The book “L'Orchésographie” (1588/1589) is one of today's most popular sources of the dances of the Renaissance. It is published by the at this time 69 year old capitular of Langres under the pseudonym Arbeau. The book contains a theory part on dance in the form of a dialogue and retrospectively described dances from his youth. For this purpose he uses a notation invented by him, in which he appends line by line the verbal dance description to a 90 degrees rotated stave with musical notes.

Other countries

For the time of the Renaissance we also have some preserved sources from other countries, often with links to the dances from France or Italy. Unfortunately most the time the descriptions how to perform the steps are missing here. For reconstruction attempts we therefore often use other sources to fill these gaps.

For example the first surviving German dance source can be found in a letter written by Johannes Cochlaeus in 1517 from Bologna to inform his the relatives in Germany about the current Italian dances. Unfortunately otherwise German authors usually appear primarily in the form of printed sermons against dancing.

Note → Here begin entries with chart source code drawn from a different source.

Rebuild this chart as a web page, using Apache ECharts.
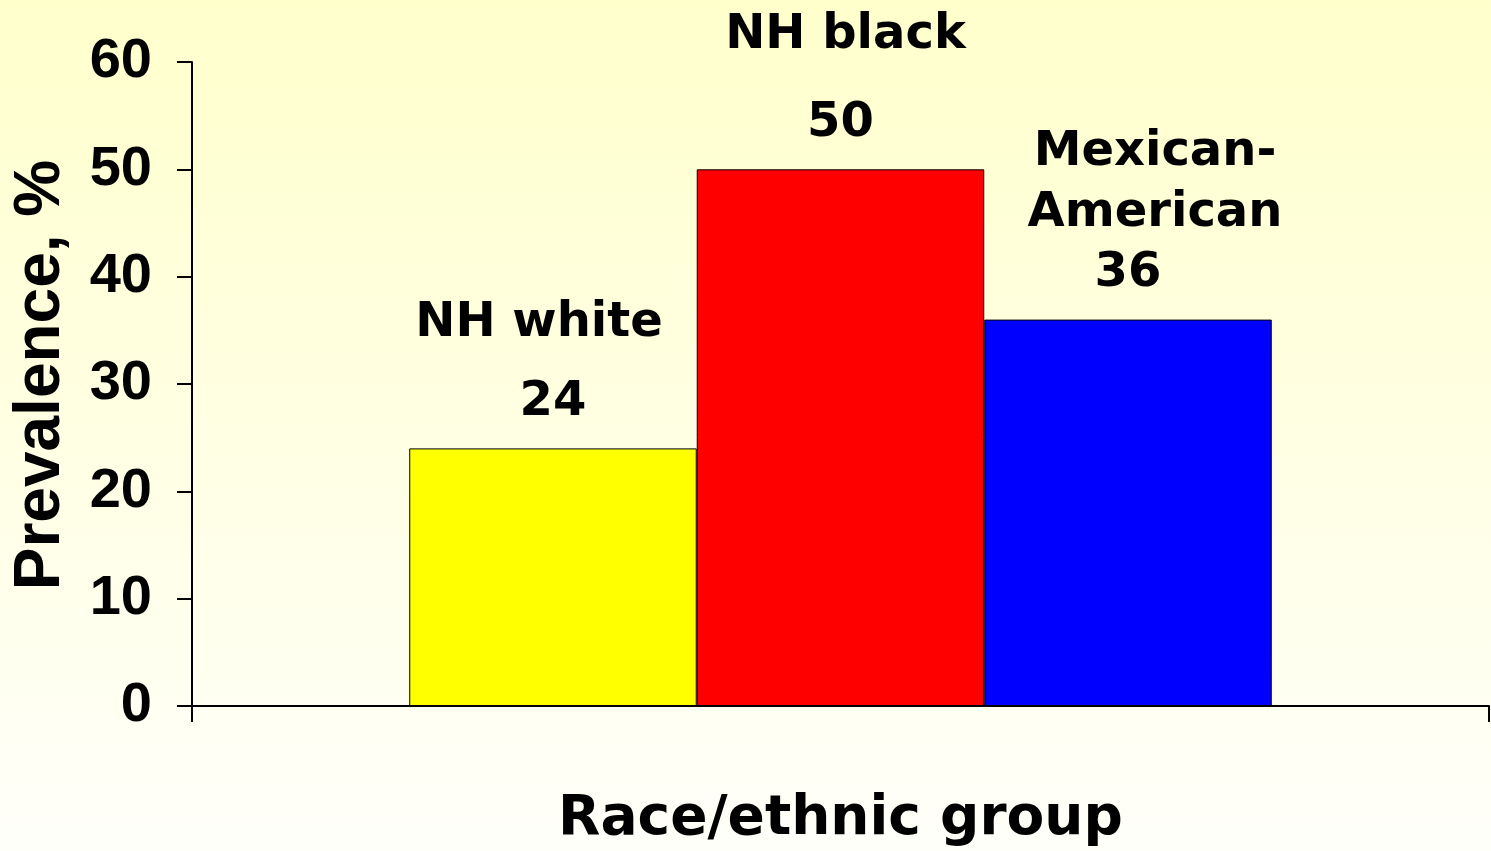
<!DOCTYPE html>
<html>
<head>
<meta charset="utf-8">
<script src="https://cdn.jsdelivr.net/npm/echarts@6/dist/echarts.min.js"></script>
<style>
html,body{margin:0;padding:0;}
#chart{width:1491px;height:851px;}
</style>
</head>
<body>
<div id="chart"></div>
<script>
var categories = ['Race/ethnic group'];
var seriesNames = ['NH white', 'NH black', 'Mexican-\nAmerican'];
var seriesValues = [[24], [50], [36]];
var seriesColors = ['#FFFF00', '#FF0000', '#0000FF'];
var yTicks = [0, 10, 20, 30, 40, 50, 60];

var labelFont = 'DejaVu Sans';
var tickFont = "'Liberation Sans', Arial, sans-serif";

// per-series label tweaks: [name lineHeight, name padding]
var labelTweaks = [
  {lh: 98, pad: [0, 28, 0, 0]},
  {lh: 116, pad: [0, 0, 0, 10]},
  {lh: 61, pad: [0, 0, 0, 54]}
];

var chart = echarts.init(document.getElementById('chart'));
var series = seriesNames.map(function (name, i) {
  return {
    name: name,
    type: 'bar',
    data: seriesValues[i],
    barGap: '0%',
    barCategoryGap: '33.5%',
    itemStyle: {color: seriesColors[i], borderColor: '#000', borderWidth: 1},
    label: {
      show: true,
      position: 'top',
      distance: 16,
      formatter: function (p) {
        return p.seriesName.split('\n').map(function (s) { return '{n|' + s + '}'; }).join('\n') + '\n{v|' + p.value + '}';
      },
      rich: {
        n: {fontFamily: labelFont, fontWeight: 'bold', fontSize: 48, color: '#000', lineHeight: labelTweaks[i].lh, padding: labelTweaks[i].pad},
        v: {fontFamily: labelFont, fontWeight: 'bold', fontSize: 48, color: '#000', lineHeight: 60}
      }
    }
  };
});

chart.setOption({
  backgroundColor: new echarts.graphic.LinearGradient(0, 0, 0, 1, [
    {offset: 0, color: '#FFFFCC'},
    {offset: 1, color: '#FFFFFA'}
  ]),
  animation: false,
  grid: {left: 192, right: 2, top: 62, bottom: 145, containLabel: false, outerBoundsMode: 'none'},
  xAxis: {
    type: 'category',
    data: categories,
    boundaryGap: true,
    name: categories[0],
    nameLocation: 'middle',
    nameGap: 86,
    nameTextStyle: {fontFamily: labelFont, fontWeight: 'bold', fontSize: 55, color: '#000'},
    axisLine: {lineStyle: {color: '#000', width: 2}},
    axisTick: {show: true, length: 16, lineStyle: {color: '#000', width: 2}},
    axisLabel: {show: false},
    splitLine: {show: false}
  },
  yAxis: {
    type: 'value',
    min: yTicks[0],
    max: yTicks[yTicks.length - 1],
    interval: 10,
    name: 'Prevalence, %',
    nameLocation: 'middle',
    nameRotate: 90,
    nameGap: 119,
    nameTextStyle: {fontFamily: "'Liberation Sans', Arial, sans-serif", fontWeight: 'bold', fontSize: 64, color: '#000', padding: [0, 0, 0, 18]},
    axisLine: {show: true, lineStyle: {color: '#000', width: 2}},
    axisTick: {show: true, length: 15, lineStyle: {color: '#000', width: 2}},
    axisLabel: {fontFamily: tickFont, fontWeight: 'bold', fontSize: 56, color: '#000', margin: 40},
    splitLine: {show: false}
  },
  series: series
});
</script>
</body>
</html>
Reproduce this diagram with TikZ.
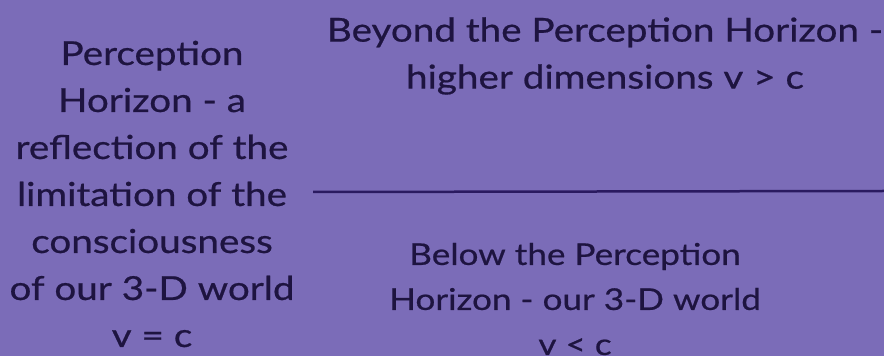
\documentclass[tikz,border=0pt]{standalone}
\usepackage{fontspec}
\setmainfont{Lato}[FakeStretch=1.17, FakeBold=0.6]
\definecolor{bgpurple}{HTML}{7B6CB8}
\definecolor{inkdark}{HTML}{1E1440}
\definecolor{linedark}{HTML}{2A1A60}
\begin{document}
\begin{tikzpicture}[x=1pt,y=1pt,
  txt/.style={inner sep=0pt, align=center, text=inkdark, font=\fontsize{33}{47}\selectfont},
  txtsmall/.style={txt, font=\fontsize{30}{45}\selectfont}]
\fill[bgpurple] (0,0) rectangle (884,356);
\useasboundingbox (0,0) rectangle (884,356);
\node[txt] (left) at (152,162) {Perception\\Horizon - a\\reflection of the\\limitation of the\\consciousness\\of our 3-D world\\v = c};
\node[txt] (top) at (605,300) {Beyond the Perception Horizon -\\higher dimensions v > c};
\node[txtsmall] (bottom) at (575,57) {Below the Perception\\Horizon - our 3-D world\\v < c};
\coordinate (l1) at (313,164);
\coordinate (l2) at (884,165);
\draw[linedark, line width=2.5pt] (l1) -- (l2);
\end{tikzpicture}
\end{document}
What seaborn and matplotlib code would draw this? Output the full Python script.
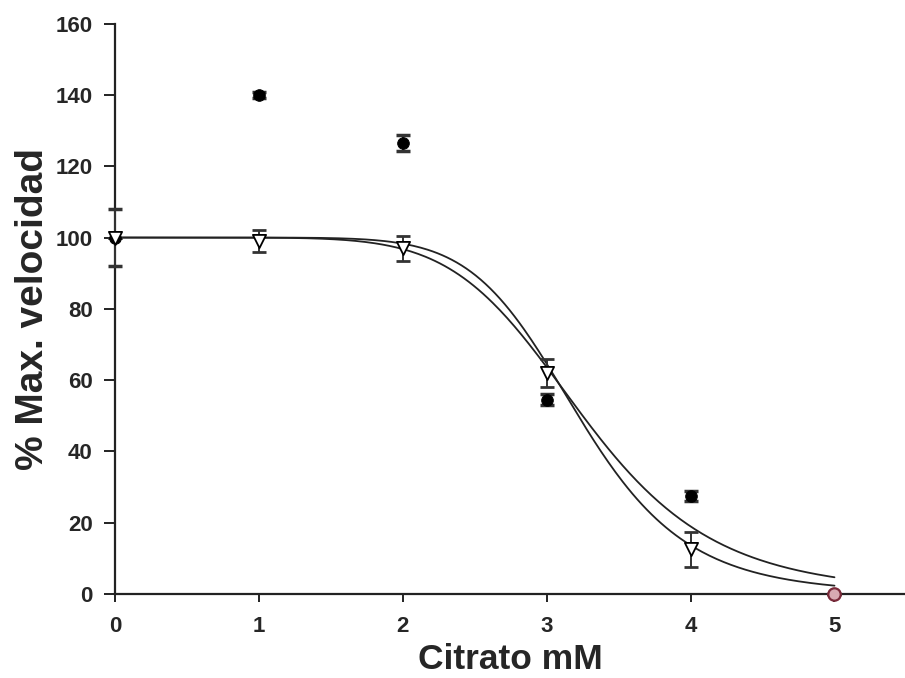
import numpy as np
import pandas as pd
import matplotlib
matplotlib.use("Agg")
import matplotlib.pyplot as plt
import seaborn as sns

# ---- data ----
citrato = [0, 1, 2, 3, 4, 5]
circ_vals = [100, 140, 126.5, 54.5, 27.5, 0]
circ_err = [8, 0.8, 2.3, 1.5, 1.5, 0]
tri_vals = [100, 99, 97, 62, 12.5, 0]
tri_err = [0, 3, 3.5, 4, 5, 0]
# sigmoid fits (top, IC50, Hill slope)
fit_top = [100, 100]
fit_ic50 = [3.25, 3.22]
fit_hill = [7.0, 8.5]

sns.set_style("ticks")
plt.rcParams['font.family'] = ['Liberation Sans', 'DejaVu Sans']

fig = plt.figure(figsize=(9.05, 6.78), dpi=100)
ax = fig.add_axes([0.127, 0.124, 0.873, 0.841])

xs = np.linspace(0, 5, 300)
for top, c, n in zip(fit_top, fit_ic50, fit_hill):
    ys = top / (1 + (xs / c) ** n)
    sns.lineplot(x=xs, y=ys, ax=ax, color="#222222", linewidth=1.3)

df_c = pd.DataFrame({"x": citrato, "y": circ_vals, "e": circ_err})
df_t = pd.DataFrame({"x": citrato, "y": tri_vals, "e": tri_err})

eb1 = ax.errorbar(df_c["x"], df_c["y"], yerr=df_c["e"], fmt="none", ecolor="#333333",
                  elinewidth=1.4, capsize=5, capthick=2.5, zorder=3)
eb2 = ax.errorbar(df_t["x"], df_t["y"], yerr=df_t["e"], fmt="none", ecolor="#333333",
                  elinewidth=1.4, capsize=5, capthick=2, zorder=3)
for eb in (eb1, eb2):
    for art in eb.lines[1] + eb.lines[2]:
        art.set_clip_on(False)

sns.scatterplot(data=df_c.iloc[:-1], x="x", y="y", ax=ax, marker="o", s=70,
                color="black", edgecolor="black", zorder=4, clip_on=False)
sns.scatterplot(data=df_t.iloc[:-1], x="x", y="y", ax=ax, marker="v", s=90,
                facecolor="white", edgecolor="black", linewidth=1.3, zorder=5,
                clip_on=False)
sns.scatterplot(data=df_c.iloc[-1:], x="x", y="y", ax=ax, marker="o", s=80,
                facecolor="#d8aab2", edgecolor="#7a2a3a", linewidth=1.6, zorder=6,
                clip_on=False)

ax.set_xlim(0, 5.49)
ax.set_ylim(0, 160)
ax.set_xticks(range(0, 6))
ax.set_yticks(range(0, 161, 20))
ax.spines["top"].set_visible(False)
ax.spines["right"].set_visible(False)
for s in ["left", "bottom"]:
    ax.spines[s].set_linewidth(1.6)
    ax.spines[s].set_color("#222222")
    ax.spines[s].set_clip_on(False)
ax.tick_params(axis="y", direction="out", length=8, width=1.4, color="#222222",
               labelsize=16, pad=8)
ax.tick_params(axis="x", direction="out", length=6, width=1.4, color="#222222",
               labelsize=16, pad=10)
for lab in ax.get_xticklabels() + ax.get_yticklabels():
    lab.set_fontweight("bold")

ax.set_xlabel("Citrato mM", fontsize=25.5, fontweight="bold", labelpad=4)
ax.set_ylabel("% Max. velocidad", fontsize=28, fontweight="bold", labelpad=3)

fig.savefig("out.png", dpi=100)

Particularly England is certainly noteworthy among the sources of other countries. In the end of the 20th century they found a manuscript with technically independent dances called “John Banys ' Notebook” (or the “Gresley manuscript” dated around 1500). It includes dances with accompanying music, but unfortunately no description how to perform the steps. Other major English sources are the “Old Measures” that the lawyers and students of the “Inns of Court” danced in London from the late Renaissance to the Baroque between 1570 and 1670. They are also an important link to the later dance collections of John Playford with English country dancing, whom he has issued from 1651 on.